Like all over Thailand, Hua Hin also has fakes of every brand from Louis Vuitton to Gucci and they’re so good that you can’t really tell – all at dirt cheap prices! Since it’s much cheaper than even Bangkok’s famous Mah Boon Krong (MBK) shopping plaza, it makes perfect sense to shop till you drop here.
Something for everybody
Eating out in Hua Hin is an adventure in itself. There’s plenty for everyone to choose from, be it authentic Thai cuisine, Italian, Continental or Indian. Since seafood is so delicious and cheap here, all we did was pig out like there was no tomorrow. Where else would get your pick of crab, lobster, shrimp, squid or prawn for close to 50 baht (around Rs 60)?
The roadside food stalls selling chicken, fish, seafood that are either fried with a sweet chilli sauce or mixed with noodle soup, are more filling and even better – at 20 baht! But a trip through the roadside food stalls is incomplete if you don’t try their noodle soup, which is mixed with meatballs of your choice and a whole lot of fresh green vegetables. It’s the complete healthy meal and so delicious that you can’t get enough of it! We went back every evening for more.
For vegetarians, it may not be such a good deal, as I discovered on a particular day when I could not eat any more of the non-veggie fare so I ordered vegetarian fried rice, which arrived garnished with scrambled eggs and flavoured with fish sauce! But it was delicious, so I’m not complaining.
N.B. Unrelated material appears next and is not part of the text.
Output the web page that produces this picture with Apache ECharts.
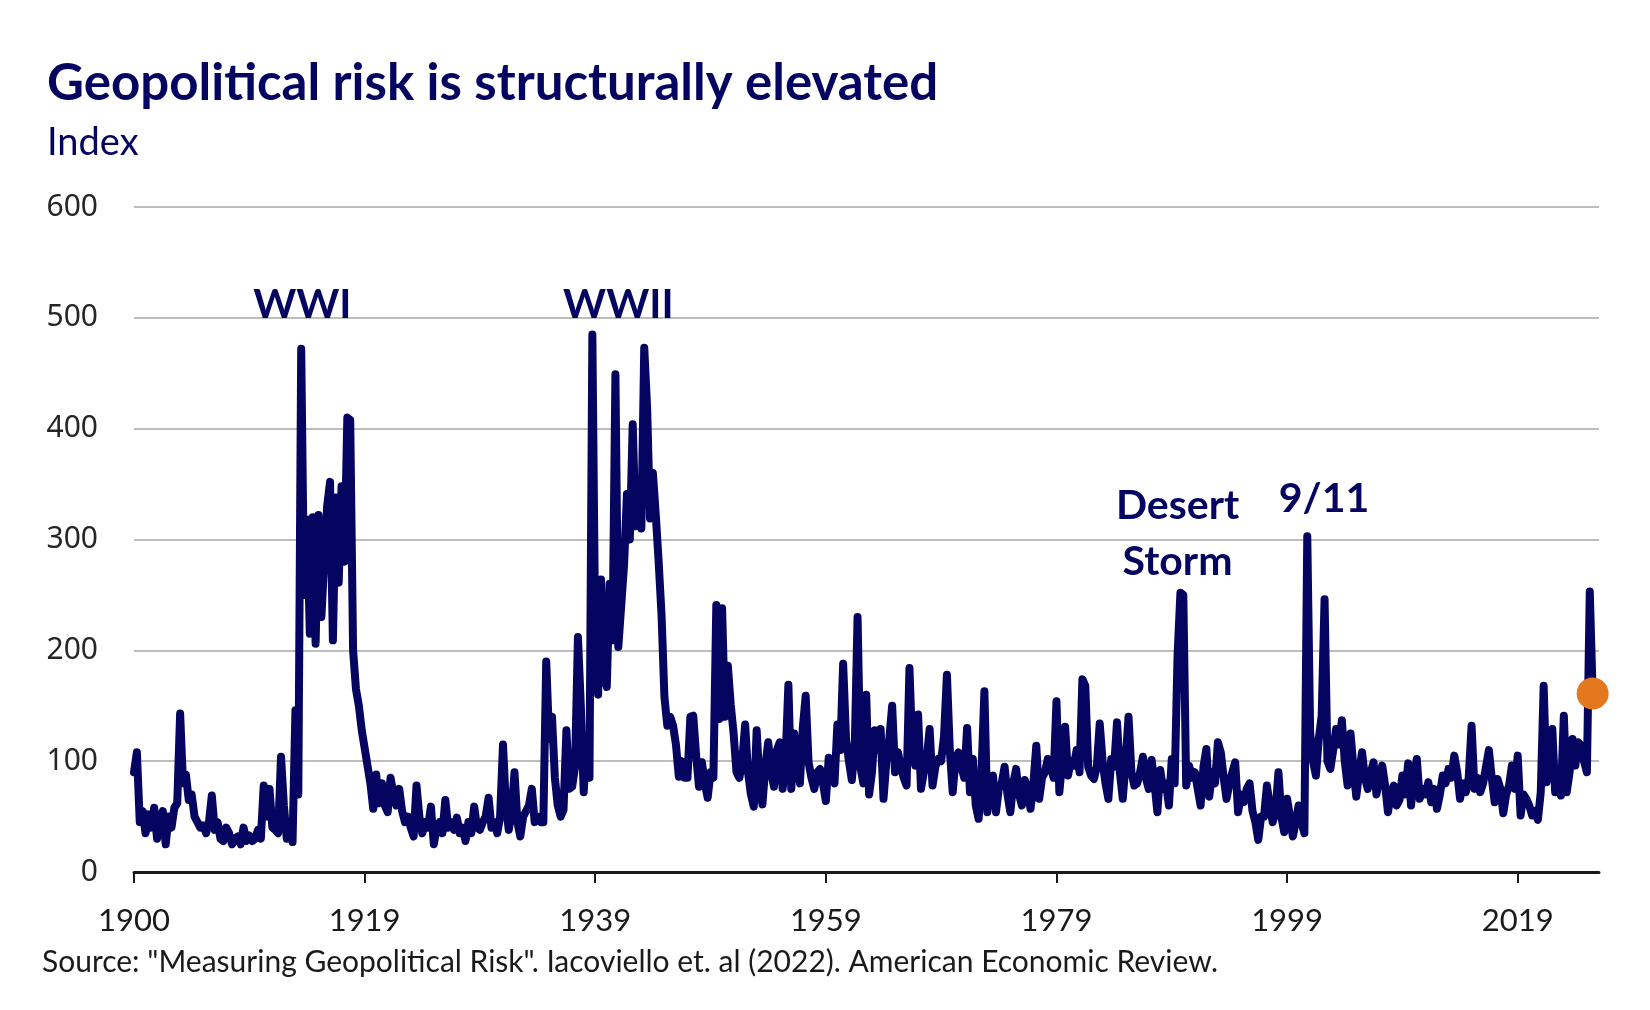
<!DOCTYPE html>
<html>
<head>
<meta charset="utf-8">
<script src="https://cdn.jsdelivr.net/npm/echarts@6/dist/echarts.min.js"></script>
<style>
  html, body { margin: 0; padding: 0; background: #fff; }
  #chart { width: 1650px; height: 1010px; }
</style>
</head>
<body>
<div id="chart"></div>
<script>
// geopolitical risk index, quarterly readings from 1900 Q1
const startYear = 1900;
const stepYears = 0.25;

const gpr1900s = [
  90, 108, 45, 55,   35, 52, 40, 58,   30, 45, 55, 25,   50, 40, 58, 62,   143, 80, 88, 65,
  70, 50, 45, 40,    42, 35, 45, 69,   38, 45, 30, 28,   40, 35, 25, 30,   32, 25, 40, 28
];
const gpr1910s = [
  33, 28, 30, 38,    30, 78, 50, 75,   40, 38, 35, 104,  60, 30, 45, 27,   146, 70, 472, 250,
  318, 215, 320, 206, 322, 230, 280, 330, 352, 209, 338, 261, 348, 280, 410, 408, 200, 165, 150, 128
];
const gpr1920s = [
  112, 96, 80, 57,   88, 62, 80, 60,   54, 85, 70, 60,   75, 55, 45, 50,   40, 32, 78, 50,
  35, 45, 40, 59,    25, 40, 45, 35,   65, 40, 45, 38,   49, 35, 40, 28,   45, 35, 59, 40
];
const gpr1930s = [
  38, 45, 50, 67,    40, 45, 35, 50,   115, 60, 38, 55,  90, 45, 32, 50,   55, 60, 75, 45,
  50, 45, 45, 190,   120, 140, 85, 60, 50, 56, 128, 75, 77, 95, 212, 150, 72, 120, 85, 485
];
const gpr1940s = [
  210, 160, 264, 177, 167, 260, 209, 449, 203, 240, 277, 341, 300, 404, 312, 330, 310, 473, 419, 319,
  360, 322, 280, 232, 158, 132, 140, 132, 115, 86, 100, 85, 85, 140, 141, 105, 77, 99, 80, 67
];
const gpr1950s = [
  90, 85, 241, 138,  238, 140, 186, 151, 125, 90, 85, 100, 133, 90, 70, 59,  128, 80, 61, 95,
  117, 90, 77, 110,  117, 75, 100, 169, 75, 125, 95, 80,  130, 159, 99, 85, 75, 90, 93, 80
];
const gpr1960s = [
  64, 103, 90, 80,   133, 110, 188, 120, 100, 83, 110, 230, 95, 80, 160, 70, 90, 128, 110, 129,
  66, 100, 120, 150, 90, 108, 95, 85,  78, 184, 110, 96, 142, 75, 90, 102,  129, 78, 95, 102
];
const gpr1970s = [
  100, 123, 178, 110, 72, 102, 108, 95, 85, 130, 72, 102, 60, 48, 90, 163,  54, 80, 87, 54,
  75, 80, 95, 70,    54, 80, 93, 70,   60, 83, 75, 57,   80, 114, 66, 85,  90, 102, 95, 85
];
const gpr1980s = [
  154, 72, 100, 131, 87, 100, 96, 110, 90, 174, 168, 95, 87, 84, 95, 134,  100, 80, 66, 102,
  95, 135, 90, 66,   100, 140, 90, 78, 80, 90, 104, 85,  75, 101, 80, 54,  92, 75, 80, 60
];
const gpr1990s = [
  102, 80, 195, 252, 250, 78, 96, 85,  90, 75, 60, 95,   111, 68, 90, 80,  117, 108, 85, 66,
  80, 90, 99, 54,    70, 63, 75, 80,   55, 45, 29, 50,   50, 78, 60, 45,   55, 90, 50, 36
];
const gpr2000s = [
  66, 50, 32, 45,    60, 45, 35, 303,  126, 100, 87, 120, 141, 246, 100, 93, 110, 129, 115, 137,
  100, 78, 125, 95,  68, 90, 108, 85,  75, 90, 99, 70,   85, 96, 78, 54,   70, 78, 60, 65
];
const gpr2010s = [
  87, 70, 98, 60,    85, 102, 66, 75,  70, 81, 63, 75,   57, 70, 87, 80,   93, 85, 105, 90,
  66, 80, 72, 85,    132, 75, 85, 72,  80, 95, 110, 85,  63, 84, 75, 53,   70, 78, 96, 75
];
const gpr2020s = [
  105, 51, 70, 66,   60, 51, 55, 47,   72, 168, 81, 95,  129, 72, 85, 69,  141, 72, 90, 120,
  96, 117, 114, 100, 90, 253, 161
];

const xTickValues = [1900, 1920, 1940, 1960, 1980, 2000, 2020];
const xTickLabels = ['1900', '1919', '1939', '1959', '1979', '1999', '2019'];

const gprValues = [].concat(gpr1900s, gpr1910s, gpr1920s, gpr1930s, gpr1940s,
  gpr1950s, gpr1960s, gpr1970s, gpr1980s, gpr1990s, gpr2000s, gpr2010s, gpr2020s);
const gprSeries = gprValues.map(function (v, i) { return [startYear + i * stepYears, v]; });
const lastPoint = gprSeries[gprSeries.length - 1];

const navy = '#050561';
const txtFont = "Lato, 'Open Sans', sans-serif";

let chart = echarts.init(document.getElementById('chart'), null, { renderer: 'canvas' });

const option = {
  backgroundColor: '#fff',
  animation: false,
  grid: { left: 134, right: 51, top: 207, bottom: 138 },
  xAxis: {
    type: 'value',
    min: 1900,
    max: 2027.05,
    interval: 20,
    splitLine: { show: false },
    axisLine: { lineStyle: { color: '#1a1a1a', width: 3 } },
    axisTick: { customValues: xTickValues, length: 11, lineStyle: { color: '#1a1a1a', width: 2 } },
    axisLabel: {
      customValues: xTickValues,
      formatter: function (v) {
        let idx = xTickValues.indexOf(Math.round(v));
        return idx >= 0 ? xTickLabels[idx] : '';
      },
      fontFamily: txtFont,
      fontSize: 31,
      color: '#1a1a1a',
      margin: 33
    }
  },
  yAxis: {
    type: 'value',
    min: 0,
    max: 600,
    interval: 100,
    axisLine: { show: false },
    axisTick: { show: false },
    splitLine: { lineStyle: { color: '#bdbdbd', width: 2 } },
    axisLabel: {
      fontFamily: "'Noto Sans', sans-serif",
      fontSize: 30,
      color: '#262626',
      margin: 36
    }
  },
  series: [
    {
      name: 'GPR',
      type: 'line',
      data: gprSeries,
      showSymbol: false,
      symbol: 'none',
      lineStyle: { color: navy, width: 8, cap: 'round', join: 'round' },
      z: 3,
      markPoint: {
        symbol: 'circle',
        symbolSize: 0,
        label: {
          show: true,
          position: 'inside',
          formatter: '{b}',
          fontFamily: txtFont,
          fontWeight: 'bold',
          fontSize: 41,
          lineHeight: 56,
          color: navy
        },
        data: [
          { name: 'WWI', coord: [1914.6, 512] },
          { name: 'WWII', coord: [1942.0, 512] },
          { name: 'Desert\nStorm', coord: [1990.5, 305] },
          { name: '9/11', coord: [2003.2, 337] }
        ]
      }
    },
    {
      name: 'latest',
      type: 'scatter',
      data: [lastPoint],
      symbolSize: 32,
      itemStyle: { color: '#E4781E', opacity: 1 },
      z: 4
    }
  ],
  graphic: [
    {
      type: 'text', left: 47, top: 58,
      style: { text: 'Geopolitical risk is structurally elevated', font: "bold 51px Lato, sans-serif", fill: navy }
    },
    {
      type: 'text', left: 47, top: 124,
      style: { text: 'Index', font: "38px Lato, sans-serif", fill: navy }
    },
    {
      type: 'text', left: 42, top: 947,
      style: { text: 'Source: "Measuring Geopolitical Risk". Iacoviello et. al (2022). American Economic Review.', font: "30px Lato, sans-serif", fill: '#1a1a1a' }
    }
  ]
};

chart.setOption(option);
</script>
</body>
</html>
On the last two days before our trip ended, we would go to dine on the restaurants by the pier. And truly, there’s probably nothing better. With the soft warm breeze caressing your face and wafting notes of music (probably some Thai artist), you feel transported into a magical land where all you can see for miles ahead, on the distant horizon are fully lighted ships making their way home after the work for the day has ended.
It’s a beautiful sight and one that’ll remain etched in my memory forever.